Micro-Scale Variability of Soil Porosity as Described by CT Scanning, and Relationship with Soil Gas Diffusion.

Gas movement in porous media is important for many environmental, engineering, ecological, and agricultural questions, including soil-atmosphere gas exchange, respiration of plants and micro-organisms, and various chemical reactions. The number, size, geometry, connectivity, and tortuosity of pores influence gas movement. The complexity of soil pore systems can be described by multi-fractal analysis at the microscopic scale, while soil gas diffusion coefficients (D_s/D_o) are usually measured at the core scale.
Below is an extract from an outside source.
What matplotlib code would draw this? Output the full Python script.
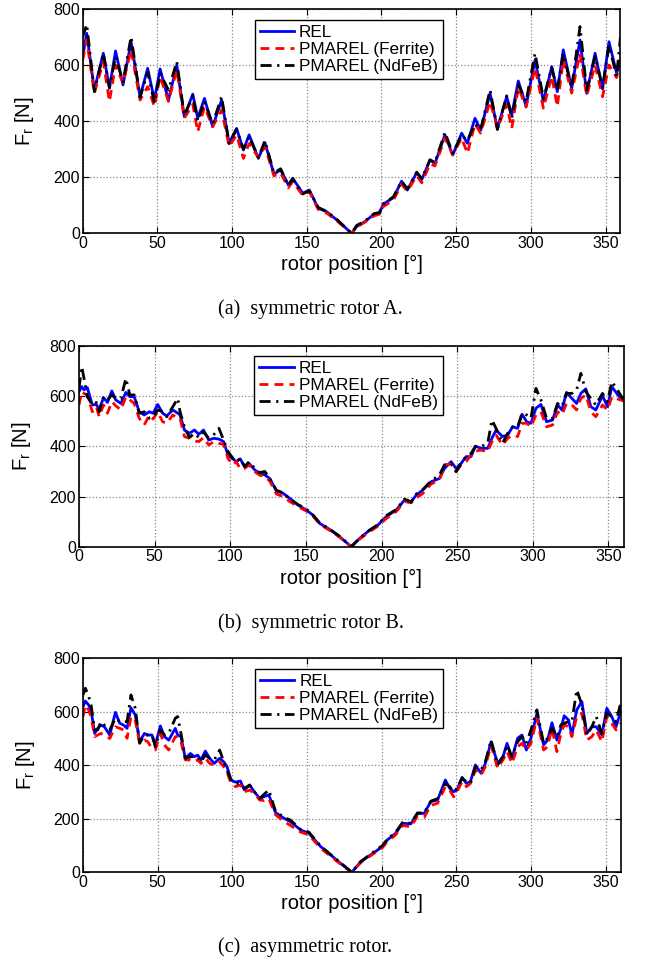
import matplotlib
matplotlib.use("Agg")
import matplotlib.pyplot as plt
import numpy as np

# ---- (a) symmetric rotor A ----
a_pos = [0, 2.7, 7.8, 13.8, 17.9, 22, 27, 32.4, 38.4, 43.5, 48, 51.8, 57.4, 63, 68, 73.7, 77, 81.5, 87, 93,
         98, 103, 107.6, 111.4, 117.6,
         122, 128, 132.5, 137.7, 140.6, 147.3, 151.7, 157.7, 163.3, 170, 180, 183.4, 189, 195, 198.6,
         201.2, 208, 213.5, 217.3, 223.6, 227, 232.5, 235.8,
         242.5, 247.7, 253.7, 257.5, 262.6, 266.4, 272.7, 277.6, 283.8, 287.2, 291.6, 296.8, 302.8, 308.4,
         314, 317.7, 321.7, 327.3, 332.9, 337.4, 343, 348, 352.3, 357.4, 360]
a_rel = [630, 713, 511, 642, 517, 650, 529, 683, 487, 588, 475, 586, 475, 600, 416, 496, 410, 481, 380, 475,
         321, 374, 297, 351, 267,
         323, 211, 226, 172, 196, 143, 154, 89, 77, 48, 0, 24, 42, 68, 71,
         104, 127, 186, 154, 216, 192, 261, 249,
         351, 279, 357, 321, 410, 368, 499, 374, 487, 422, 543, 454, 618, 470,
         594, 505, 654, 517, 689, 499, 642, 514, 683, 571, 618]
a_fer = [618, 689, 499, 612, 470, 600, 535, 654, 475, 523, 452, 560, 470, 582, 410, 460, 362, 450, 380, 440,
         310, 350, 267, 320, 270,
         310, 205, 215, 162, 185, 135, 148, 85, 72, 45, 0, 22, 40, 62, 68,
         95, 118, 175, 150, 205, 180, 248, 240,
         340, 280, 340, 285, 390, 357, 470, 375, 460, 374, 520, 450, 590, 446,
         560, 452, 620, 500, 640, 490, 600, 487, 600, 555, 624]
a_ndf = [700, 745, 505, 642, 520, 630, 540, 701, 485, 575, 465, 570, 511, 612, 420, 490, 400, 470, 390, 487,
         320, 370, 300, 345, 270,
         330, 215, 230, 170, 195, 140, 152, 92, 78, 50, 0, 28, 44, 70, 74,
         105, 130, 185, 158, 218, 195, 262, 252,
         360, 285, 350, 330, 390, 370, 511, 370, 490, 410, 530, 470, 642, 480,
         590, 510, 640, 520, 737, 510, 630, 520, 670, 560, 701]

# ---- (b) symmetric rotor B ----
b_pos = [0, 1.8, 3.3, 5.5, 8.8, 11.5, 13.3, 16.2, 18.8, 21.7, 24.3, 27.7, 31, 33.6, 36.5, 39.8, 43.1, 46.5,
         49, 52, 55.3, 58, 62, 65.3, 66.8, 69.7, 73, 76.3, 79.2, 82.3, 85.8, 88.9, 92.5, 95.6, 98.5,
         101.8, 104, 106.6, 109.5, 112.4, 116.2, 119.5,
         122.8, 126.1, 130.5, 134.9, 139.3, 144.8, 150.3, 154.7, 159.1, 165.7, 172.3, 180, 185.5, 192.1,
         197.6, 203.1, 209.7, 215.2, 219.6, 223, 227.3, 232.8,
         238.3, 241.6, 246, 249.3, 252.6, 255.9, 259.2, 262, 265.8, 270.2, 273, 275.7, 280, 283.4, 286.7,
         290, 292.9, 296, 298.8, 302.1, 305.4, 309.1, 313.1, 316.4, 319.3, 322.3, 325.9, 329, 331.8,
         335.1, 338.4, 341.7, 346.1, 349.4, 352.3, 356, 360]
b_rel = [618, 638, 625, 634, 565, 567, 545, 594, 575, 621, 585, 571, 615, 598, 598, 538, 525, 538,
         532, 567, 532, 521, 545, 532, 525, 465, 452, 465, 448, 465, 425, 432, 429, 419, 365,
         350, 339, 350, 319, 332, 306, 292,
         286, 272, 222, 213, 193, 166, 146, 126, 93, 69, 40, 0, 33, 66,
         86, 120, 146, 186, 180, 206, 226, 259,
         272, 312, 339, 312, 332, 359, 359, 401, 392, 392, 432, 465, 439, 445, 478,
         472, 528, 498, 492, 552, 567, 498, 505, 565, 545, 615, 591, 571, 611,
         629, 558, 545, 602, 558, 638, 607, 581]
b_fer = [565, 618, 611, 605, 538, 558, 518, 565, 532, 578, 562, 545, 598, 585, 571, 512, 485, 525,
         509, 538, 498, 492, 525, 512, 512, 439, 432, 421, 419, 435, 405, 419, 412, 408, 352,
         326, 339, 310, 312, 326, 299, 285,
         280, 262, 210, 200, 180, 160, 142, 122, 90, 65, 38, 0, 30, 60,
         82, 112, 140, 180, 175, 195, 212, 250,
         266, 326, 330, 299, 326, 339, 365, 381, 385, 379, 419, 445, 405, 432, 445,
         439, 492, 492, 478, 525, 538, 478, 485, 538, 525, 571, 565, 545, 591,
         605, 538, 518, 565, 545, 598, 589, 581]
b_ndf = [631, 718, 671, 598, 565, 575, 538, 598, 585, 605, 591, 591, 671, 605, 605, 532, 538, 512,
         518, 545, 538, 518, 558, 591, 538, 478, 435, 452, 435, 458, 432, 445, 472, 425, 379,
         352, 339, 352, 319, 339, 312, 295,
         300, 272, 225, 215, 190, 168, 150, 126, 95, 70, 42, 0, 34, 66,
         88, 124, 148, 190, 178, 210, 228, 262,
         286, 326, 332, 299, 332, 359, 372, 399, 399, 412, 505, 472, 412, 452, 478,
         478, 532, 525, 512, 631, 585, 512, 512, 571, 558, 611, 611, 625, 691,
         618, 591, 565, 611, 578, 658, 625, 585]

# ---- (c) asymmetric rotor ----
c_pos = [0, 1.6, 3.8, 5.4, 7.8, 9.8, 12, 14.3, 17.9, 21.7, 24.6, 27.2, 29.5, 32.1, 35, 37.9, 41.1, 43.3,
         46.2, 48.4, 51.8, 54.5, 57.4, 61.8, 63.4, 65.6, 68.5, 71.9, 74.6, 76.8, 79, 81.9, 84.8, 87.9,
         91.5, 94.2, 96.4, 99.1, 102, 105.4, 108, 111.6, 114.7, 118.3,
         121, 124.4, 128.9, 134.5, 138.9, 145.7, 151.2, 159.1, 165.8, 172.5, 180, 185.9, 192.6, 200.5,
         203.8, 209.4, 213.9, 219.5, 224, 228.4, 232.9, 237.4,
         242.6, 245.5, 248.2, 250.4, 253.8, 256.7, 259.4, 262.7, 266.5, 269.4, 273.2, 277.6, 281.2,
         283.9, 287.2, 291, 293.9, 296.8, 299.9, 303.9, 308.4, 311, 314, 317.3, 320, 322.2, 325.1,
         327.3, 330.6, 334, 337.3, 340.7, 343.6, 347.4, 350.7, 354, 356.9, 360]
c_rel = [619, 640, 625, 606, 519, 538, 550, 544, 513, 598, 557, 550, 538, 615, 588, 488, 519, 513,
         513, 476, 547, 507, 494, 538, 513, 507, 426, 444, 432, 438, 420, 453, 426, 407,
         426, 413, 395, 345, 337, 341, 308, 326, 301, 276,
         282, 289, 223, 202, 189, 158, 146, 96, 65, 33, 0, 39, 65, 96,
         121, 146, 183, 181, 220, 220, 264, 270,
         345, 314, 301, 307, 355, 332, 339, 401, 370, 407, 488, 407, 432,
         482, 426, 501, 513, 457, 501, 594, 476, 494, 559, 494, 538, 585, 569,
         513, 607, 638, 519, 544, 544, 513, 613, 582, 544, 601]
c_fer = [582, 625, 606, 582, 507, 513, 519, 513, 500, 544, 538, 532, 501, 582, 569, 482, 494, 488,
         463, 457, 519, 476, 457, 507, 507, 488, 420, 420, 413, 420, 407, 426, 407, 401,
         413, 395, 376, 332, 320, 326, 301, 307, 295, 270,
         268, 275, 215, 190, 175, 150, 140, 90, 60, 30, 0, 36, 62, 92,
         115, 140, 175, 170, 210, 205, 250, 258,
         320, 307, 282, 301, 339, 320, 332, 382, 363, 395, 476, 389, 420,
         451, 407, 469, 482, 457, 482, 576, 457, 469, 538, 451, 519, 551, 544,
         507, 582, 594, 494, 507, 532, 488, 582, 557, 532, 557]
c_ndf = [663, 688, 657, 625, 532, 532, 563, 550, 532, 576, 563, 563, 563, 663, 613, 482, 513, 513,
         513, 469, 532, 513, 519, 576, 582, 519, 426, 432, 432, 432, 413, 438, 426, 420,
         457, 413, 382, 345, 332, 332, 314, 326, 301, 276,
         290, 308, 228, 205, 195, 160, 150, 98, 66, 35, 0, 40, 68, 100,
         124, 150, 186, 183, 222, 222, 266, 275,
         332, 320, 301, 314, 351, 339, 332, 395, 382, 413, 494, 401, 432,
         476, 432, 488, 507, 482, 532, 607, 482, 501, 538, 507, 551, 557, 563,
         563, 682, 626, 513, 544, 582, 519, 594, 582, 563, 632]

labels = ['REL', 'PMAREL (Ferrite)', 'PMAREL (NdFeB)']
captions = ['(a)  symmetric rotor A.', '(b)  symmetric rotor B.', '(c)  asymmetric rotor.']

panels = [
    (a_pos, a_rel, a_fer, a_ndf, [0.1282, 0.757, 0.8338, 0.2337], 0.679 - 0.0115),
    (b_pos, b_rel, b_fer, b_ndf, [0.1225, 0.4305, 0.8442, 0.2091], 0.352 - 0.0115),
    (c_pos, c_rel, c_fer, c_ndf, [0.1287, 0.0914, 0.8336, 0.2229], 0.014 - 0.011),
]

plt.rcParams['font.family'] = ['Liberation Sans', 'DejaVu Sans']

fig = plt.figure(figsize=(6.45, 9.6), dpi=100)

for i, (pos, rel, fer, ndf, rect, cap_y) in enumerate(panels):
    ax = fig.add_axes(rect)
    ax.plot(pos, rel, color='#0000ff', lw=2, ls='-', label=labels[0])
    ax.plot(pos, fer, color='#ff0000', lw=2, ls=(0, (3.2, 2.2)), label=labels[1])
    ax.plot(pos, ndf, color='black', lw=2, ls=(0, (4, 2, 0.8, 2)), label=labels[2])
    ax.set_xlim(0, 360)
    ax.set_ylim(0, 800)
    ax.set_xticks(np.arange(0, 361, 50))
    ax.set_yticks(np.arange(0, 801, 200))
    ax.grid(True, ls=':', color='#888888', lw=0.9)
    ax.tick_params(direction='in', top=True, right=True, labelsize=11.5, length=4, pad=2)
    for s in ax.spines.values():
        s.set_linewidth(1.2)
    ax.set_xlabel('rotor position [°]', fontsize=14.5, labelpad=3)
    ax.set_ylabel(r'F$_\mathregular{r}$ [N]', fontsize=14.5, labelpad=12)
    leg = ax.legend(loc='upper center', bbox_to_anchor=(0.495, 0.95), fontsize=12.3,
                    fancybox=False, framealpha=1, edgecolor='black', handlelength=2.0,
                    borderpad=0.3, labelspacing=0.1, handletextpad=0.3, borderaxespad=0)
    leg.get_frame().set_linewidth(1.0)
    fig.text(218 / 645, cap_y, captions[i], ha='left', va='bottom', fontsize=14.5,
             family=['Liberation Serif', 'DejaVu Serif'])

fig.savefig('out.png', dpi=100)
The goals of this study were therefore to 1) quantitatively describe air-macroporosity from high-resolution X-ray computed tomography (CT) scanning images of ten intact soil cores, 2) analyze the frequency distribution of this air-macroporosity among columns using multi-fractals, and 3) assess the relationships, based on Spearman’s correlation coefficients, between D_s/D_o measured in laboratory and the multi-fractal parameter estimates describing pore structural variability. Depending on the threshold used to define air voxels in CT images, air-macroporosity varied from 0.001 to 0.295 air_voxels.total^-1_voxels, while measured columns air-filled porosity ranged from 0.186 to 0.305 m³_air.m^-3_{dry soil}. The multi-fractal behavior of the air-macroporosity distribution differed between groups of soil columns, based on the shape and symmetry of their singularity spectrum and the degree of curvilinearity of their Rényi spectrum. Correlations found between D_s/D_o and some parameter estimates of the singularity spectra suggest that the air-macropore concentration, lower or higher depending on the image thresholding, could influence gas diffusion. A strong correlation between D_s/D_o and the entropy dimension could mean that the degree of heterogeneity of the air-macroporosity distribution within a column was crucial for gas diffusion. The correlation dimension (D_q=2) was strongly linked to D_s/D_o, which suggests that a second-order power law could describe the scaling relation between the air-macroporosity distribution and D_s/D_o. Thus, the micro-scale description of soil pore variability may be regarded as a way to improve our understanding of gas movement in soils.